La fille du leader assassiné, Ilyasah Shabazz, relève que son père demeure un modèle «d’activisme strident» dans une période où personne n’ose vraiment lever la voix dans le débat racial. Devant une grande fresque de l’artiste Daniel Galvez mettant en scène Malcolm X, le président du Conseil des directeurs du centre, Zead Ramadan, le confie au Temps: «A l’époque, Malcolm X avait un message radical. Il fallait combattre un racisme ancré dans la société américaine depuis près de trois cents ans. Il ne disait pas qu’il fallait agresser ses ennemis, mais se défendre. Le personnage a toutefois évolué.»
Après la mort de son père lors d’un accident de train dans lequel le Ku Klux Klan est soupçonné d’avoir joué un rôle et l’internement de sa mère, malade, il fut élevé dans un orphelinat. Il vint s’installer à Harlem, où il s’adonna à la délinquance. Il fut emprisonné pendant plusieurs années à Boston. Après son incarcération, il rejoignit la Nation de l’Islam, un groupe religieux plaidant pour un nationalisme afro-américain dirigé par le controversé Elijah Mohammed. Sa présence provoqua un afflux de membres. Mais en 1964, il décida de rompre avec la Nation de l’Islam pour créer un nouveau groupe, l’Organisation de l’Unité afro-américaine. Il abandonna ce qu’il préconisait à l’époque: une séparation d’avec les Blancs. L’organisation d’Elijah Mohammed prit très mal son départ, considérant Malcolm X comme un traître méritant la mort. Trois membres de la Nation de l’Islam furent arrêtés, accusés d’avoir assassiné Malcolm X.
Selon Zead Ramadan, l’une des transformations de Malcolm X s’est déroulée dans la Cité de Calvin. Malcolm X a résidé chez Saïd Ramadan. Le défunt fondateur du Centre islamique de Genève l’a aidé à faire son premier pèlerinage à La Mecque en 1964. «La Suisse, poursuit le président du Conseil des directeurs du Centre Malcolm X, a été un lieu où Malcolm né Little a renforcé ses convictions. C’est d’ailleurs de Genève qu’il a écrit une lettre dont il parle dans son autobiographie, dans laquelle il relève que la question de la couleur de la peau importe peu. Ce qui compte, c’est l’humanité, l’égalité pour tous. C’est une leçon qu’il a tirée de son voyage à La Mecque et des conseils de Saïd Ramadan.»

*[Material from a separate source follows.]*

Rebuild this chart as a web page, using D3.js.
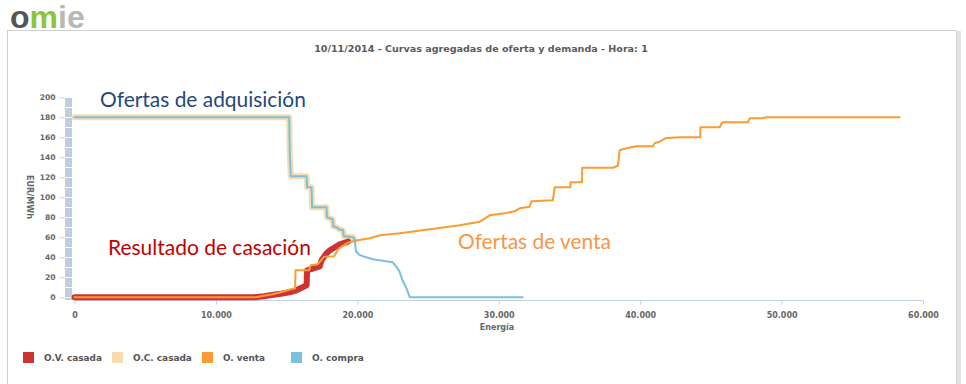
<!DOCTYPE html>
<html><head><meta charset="utf-8">
<script src="https://cdn.jsdelivr.net/npm/d3@7"></script>
<style>html,body{margin:0;padding:0;background:#fff;}svg{display:block;}</style>
</head><body>
<svg id="c" width="966" height="384"></svg>
<script>
// ---------- DATA ----------
const chartTitle = "10/11/2014 - Curvas agregadas de oferta y demanda - Hora: 1";
const xTicks = [0, 10000, 20000, 30000, 40000, 50000, 60000];
const xTickLabels = ["0", "10.000", "20.000", "30.000", "40.000", "50.000", "60.000"];
const yTicks = [0, 20, 40, 60, 80, 100, 120, 140, 160, 180, 200];
const xTitle = "Energía";
const yTitle = "EUR/MWh";
const seriesNames = ["O.V. casada", "O.C. casada", "O. venta", "O. compra"];

// O. compra (aggregated demand curve): [energy MWh, price EUR/MWh]
const compraEnergy = [0, 15180, 15230, 15300, 16410, 16430, 16440, 16760, 16800, 17820, 17850, 18250, 18300, 18530, 18700, 18980, 19050, 19700, 19820, 19900, 20100, 20400, 21100, 22500, 22800, 23000, 23200, 23500, 23710, 31700];
const compraPrice  = [180, 180, 140, 121, 121, 118, 110, 110, 90, 90, 80, 78, 71, 70, 68, 67, 61, 60, 57, 46, 43, 41, 38, 35, 30, 25, 17, 8, 0, 0];

// O.C. casada (matched demand)
const ocCasadaEnergy = [0, 15180, 15230, 15300, 16410, 16430, 16440, 16760, 16800, 17820, 17850, 18250, 18300, 18530, 18700, 18980, 19050, 19700, 19820];
const ocCasadaPrice  = [180, 180, 140, 121, 121, 118, 110, 110, 90, 90, 80, 78, 71, 70, 68, 67, 61, 60, 57];

// O. venta (aggregated supply curve)
const ventaEnergy = [0, 12800, 13400, 14000, 14700, 15300, 15600, 15630, 16580, 16700, 17200, 17650, 18360, 18700, 19250, 19820, 20880, 21590, 23000, 25140, 27240, 28660, 29360, 30420, 31130, 31480, 32190, 32310, 33820, 33960, 35070, 35080, 35890, 35900, 38080, 38430, 38550, 39020, 39730, 40900, 41020, 41380, 41780, 42790, 44250, 44260, 45620, 45810, 47620, 47740, 48660, 48920, 58340];
const ventaPrice  = [0, 0, 1.5, 3, 5.5, 8, 9, 27, 27, 32, 33, 40.6, 41, 49, 54, 56.6, 59, 62, 64, 68, 72, 75.6, 82, 84, 86, 89, 90.6, 96, 97, 110, 110, 115, 115, 129.6, 129.6, 131.6, 147, 149, 151, 151, 154, 155.6, 159, 160, 160, 170, 170, 175, 175, 179, 179, 180, 180];

// O.V. casada (matched supply)
const ovCasadaEnergy = [0, 12700, 13400, 14300, 14600, 15200, 15700, 16410, 16450, 17350, 17470, 17820, 18060, 18760, 19350];
const ovCasadaPrice  = [0, 0, 1, 3, 3.5, 5, 7, 12, 27, 31, 37, 44, 47, 53, 55.6];

const colors = { ovCasada: "#cc3333", ocCasada: "#f8dcb0", venta: "#fb9c33", compra: "#7cc0de" };

const notes = [
  { text: "Ofertas de adquisición", color: "#1f497d" },
  { text: "Resultado de casación", color: "#c00000" },
  { text: "Ofertas de venta", color: "#f79646" }
];

// ---------- DRAW ----------
const svg = d3.select("#c");
function fit(sel, w) {
  const len = sel.node().getComputedTextLength();
  const fs = parseFloat(sel.attr("font-size"));
  sel.attr("font-size", (fs * w / len).toFixed(2));
  return sel;
}

// logo
const logo = svg.append("text").attr("x", 10).attr("y", 28)
  .attr("font-family", "Liberation Sans, Arial, sans-serif").attr("font-weight", "bold").attr("font-size", 32);
logo.append("tspan").attr("fill", "#555").text("o");
logo.append("tspan").attr("fill", "#8cc43c").text("m");
logo.append("tspan").attr("fill", "#b8b8b8").text("ie");

// frame
svg.append("rect").attr("x", 957).attr("y", 31).attr("width", 4).attr("height", 360).attr("fill", "#e2e2e2");
svg.append("rect").attr("x", 7.5).attr("y", 30.5).attr("width", 949).attr("height", 360)
  .attr("fill", "#fff").attr("stroke", "#cfcfcf");

// title
const title = svg.append("text").attr("x", 481).attr("y", 51.5).attr("text-anchor", "middle")
  .attr("font-family", "DejaVu Sans, Verdana, sans-serif").attr("font-weight", "bold")
  .attr("font-size", 10).attr("fill", "#5a5a5a").text(chartTitle);
fit(title, 334);

const x = d3.scaleLinear().domain([0, 60000]).range([74.5, 923]);
const y = d3.scaleLinear().domain([0, 200]).range([297.3, 97.3]);
const axisColor = "#c4d2e0";
const labelFont = "DejaVu Sans, Verdana, sans-serif";

// y axis bar
const gy = svg.append("g");
gy.append("rect").attr("x", 65).attr("y", y(200)).attr("width", 7).attr("height", 300 - y(200)).attr("fill", "#bfcddc");
gy.selectAll("line.sep").data(d3.range(0, 201, 10)).join("line").attr("class", "sep")
  .attr("x1", 65).attr("x2", 72).attr("y1", d => Math.round(y(d)) + 0.5).attr("y2", d => Math.round(y(d)) + 0.5)
  .attr("stroke", "#fff").attr("stroke-width", 1);
const yAxis = d3.axisLeft(y).tickValues(yTicks).tickSize(5).tickPadding(4).tickFormat(d3.format("d"));
const gya = svg.append("g").attr("transform", "translate(64.5,0)").call(yAxis);
gya.select(".domain").remove();
gya.selectAll(".tick line").attr("stroke", axisColor);
gya.selectAll(".tick text").attr("font-family", labelFont).attr("font-weight", "bold").attr("font-size", 7.6).attr("fill", "#666");

// x axis
const xAxis = d3.axisBottom(x).tickValues(xTicks).tickSize(4).tickPadding(8).tickFormat((d, i) => xTickLabels[i]);
const gxa = svg.append("g").attr("transform", "translate(0,300.5)").call(xAxis);
gxa.select(".domain").attr("stroke", axisColor).attr("d", `M${x(0)},0H${x(60000)}`);
gxa.selectAll(".tick line").attr("stroke", axisColor);
gxa.selectAll(".tick text").attr("font-family", labelFont).attr("font-weight", "bold").attr("font-size", 8).attr("fill", "#666");

svg.append("text").attr("x", 497).attr("y", 330).attr("text-anchor", "middle")
  .attr("font-family", labelFont).attr("font-weight", "bold").attr("font-size", 8).attr("fill", "#666").text(xTitle);
const yt = svg.append("text").attr("transform", "translate(27,197) rotate(90)").attr("text-anchor", "middle")
  .attr("font-family", labelFont).attr("font-weight", "bold").attr("font-size", 7.6).attr("fill", "#666").text(yTitle);
fit(yt, 44);

// lines
const line = d3.line().x(d => x(d[0])).y(d => y(d[1]));
const zip = (a, b) => a.map((v, i) => [v, b[i]]);
const plot = svg.append("g").attr("fill", "none").attr("stroke-linejoin", "round").attr("stroke-linecap", "round");
plot.append("path").attr("d", line(zip(ocCasadaEnergy, ocCasadaPrice))).attr("stroke", colors.ocCasada).attr("stroke-width", 6);
plot.append("path").attr("d", line(zip(ovCasadaEnergy, ovCasadaPrice))).attr("stroke", colors.ovCasada).attr("stroke-width", 6);
plot.append("path").attr("d", line(zip(ventaEnergy, ventaPrice))).attr("stroke", colors.venta).attr("stroke-width", 2);
plot.append("path").attr("d", line(zip(compraEnergy, compraPrice))).attr("stroke", colors.compra).attr("stroke-width", 2);

// annotations
const notePos = [[100, 107, 206], [108, 255, 203], [458, 249, 153]];
notes.forEach((n, i) => {
  const t = svg.append("text").attr("x", notePos[i][0]).attr("y", notePos[i][1])
    .attr("font-family", "Lato, 'Open Sans', sans-serif").attr("font-size", 20).attr("fill", n.color).text(n.text);
  fit(t, notePos[i][2]);
});

// legend
const legColors = [colors.ovCasada, colors.ocCasada, colors.venta, colors.compra];
const legX = [23, 112, 202, 291];
const legW = [58, 59, 42, 52];
seriesNames.forEach((s, i) => {
  svg.append("rect").attr("x", legX[i]).attr("y", 352).attr("width", 11).attr("height", 11).attr("fill", legColors[i]);
  const t = svg.append("text").attr("x", legX[i] + 21).attr("y", 361)
    .attr("font-family", labelFont).attr("font-weight", "bold").attr("font-size", 9).attr("fill", "#555").text(s);
  fit(t, legW[i]);
});
</script>
</body></html>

A partir de ce moment, Malcolm X est devenu un chantre des droits de l’homme, dépassant la notion très américaine de droits civiques. Ce n’est pas un hasard si, depuis sa mort, la perception que les Américains peuvent avoir du personnage a fortement évolué. Pour la plupart des Blancs, Malcolm X était un criminel et extrémiste noir. Le magazine Time fait lui-même son mea culpa en montrant la manière dont il a décrit l’Afro-Américain au fil des ans. En 1965, il le qualifiait de «macro, de cocaïnomane et de voleur». Aujourd’hui, il le dépeint comme l’une des figures les plus influentes, aux côtés de Martin Luther King et de Rosa Parks, dans la lutte pour l’égalité des Noirs. Dans les récents slogans «Black Lives Matter» apparus sous forme de hashtag sur les réseaux sociaux, beaucoup y voient une inspiration de Malcolm X. «L’un des meilleurs baromètres pour mesurer la popularité actuelle de Malcolm X, ajoute Zead Ramadan, c’est la musique, le rap, le hip-hop.» Dans ses mémoires Les rêves de mon père, le président américain Barack Obama ne s’en cache pas. Il a aimé la capacité de Malcolm X à se transformer au cours de sa vie. Il a aimé la poésie de ses mots et l’importance accordée au respect.